_Raw data_
-- start --
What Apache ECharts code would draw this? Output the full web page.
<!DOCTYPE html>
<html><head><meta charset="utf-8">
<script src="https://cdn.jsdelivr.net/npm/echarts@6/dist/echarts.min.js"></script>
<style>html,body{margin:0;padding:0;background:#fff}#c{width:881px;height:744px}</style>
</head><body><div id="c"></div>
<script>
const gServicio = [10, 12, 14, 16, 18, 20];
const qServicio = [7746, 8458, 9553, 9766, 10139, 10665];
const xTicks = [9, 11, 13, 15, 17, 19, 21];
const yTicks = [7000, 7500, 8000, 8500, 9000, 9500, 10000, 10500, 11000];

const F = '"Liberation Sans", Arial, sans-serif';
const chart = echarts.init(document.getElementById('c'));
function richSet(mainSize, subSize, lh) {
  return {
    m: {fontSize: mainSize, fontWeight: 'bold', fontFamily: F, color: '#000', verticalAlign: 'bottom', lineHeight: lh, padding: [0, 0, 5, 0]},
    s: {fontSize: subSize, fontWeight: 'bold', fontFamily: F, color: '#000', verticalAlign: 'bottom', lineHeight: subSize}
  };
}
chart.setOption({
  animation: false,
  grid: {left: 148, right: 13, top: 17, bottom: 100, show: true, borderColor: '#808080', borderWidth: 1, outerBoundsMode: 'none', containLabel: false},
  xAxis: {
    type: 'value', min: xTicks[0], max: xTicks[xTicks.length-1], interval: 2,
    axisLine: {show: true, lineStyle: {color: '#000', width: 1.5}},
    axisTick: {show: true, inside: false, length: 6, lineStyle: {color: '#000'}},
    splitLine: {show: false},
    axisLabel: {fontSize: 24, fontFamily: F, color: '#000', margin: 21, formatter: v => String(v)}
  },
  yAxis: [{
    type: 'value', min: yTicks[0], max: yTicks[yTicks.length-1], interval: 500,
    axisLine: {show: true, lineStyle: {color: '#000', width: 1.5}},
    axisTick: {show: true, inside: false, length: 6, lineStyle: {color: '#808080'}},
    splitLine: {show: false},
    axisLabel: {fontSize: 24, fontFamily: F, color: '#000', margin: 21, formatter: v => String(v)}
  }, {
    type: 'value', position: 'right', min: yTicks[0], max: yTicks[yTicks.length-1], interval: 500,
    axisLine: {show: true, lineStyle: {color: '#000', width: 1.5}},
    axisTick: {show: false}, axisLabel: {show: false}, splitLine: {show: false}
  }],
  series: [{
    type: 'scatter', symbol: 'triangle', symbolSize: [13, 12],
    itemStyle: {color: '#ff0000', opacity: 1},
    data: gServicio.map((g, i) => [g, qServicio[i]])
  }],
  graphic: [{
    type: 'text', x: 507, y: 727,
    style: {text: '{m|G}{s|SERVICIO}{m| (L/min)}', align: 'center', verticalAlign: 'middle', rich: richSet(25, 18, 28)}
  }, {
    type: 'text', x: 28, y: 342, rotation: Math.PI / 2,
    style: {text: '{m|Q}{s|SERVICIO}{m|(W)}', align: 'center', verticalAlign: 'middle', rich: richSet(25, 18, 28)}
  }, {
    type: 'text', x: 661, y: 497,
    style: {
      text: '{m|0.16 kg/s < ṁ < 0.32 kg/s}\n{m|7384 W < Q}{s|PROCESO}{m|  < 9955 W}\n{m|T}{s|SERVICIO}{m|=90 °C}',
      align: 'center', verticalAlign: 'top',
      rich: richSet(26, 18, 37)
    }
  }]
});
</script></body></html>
-- end --
_Problem_
Please repeat word for word the lines above that run from the beginning through the line containing "10000, 10500, 11000];", keeping both the first and that last line.

_Response to this exercise_
What Apache ECharts code would draw this? Output the full web page.
<!DOCTYPE html>
<html><head><meta charset="utf-8">
<script src="https://cdn.jsdelivr.net/npm/echarts@6/dist/echarts.min.js"></script>
<style>html,body{margin:0;padding:0;background:#fff}#c{width:881px;height:744px}</style>
</head><body><div id="c"></div>
<script>
const gServicio = [10, 12, 14, 16, 18, 20];
const qServicio = [7746, 8458, 9553, 9766, 10139, 10665];
const xTicks = [9, 11, 13, 15, 17, 19, 21];
const yTicks = [7000, 7500, 8000, 8500, 9000, 9500, 10000, 10500, 11000];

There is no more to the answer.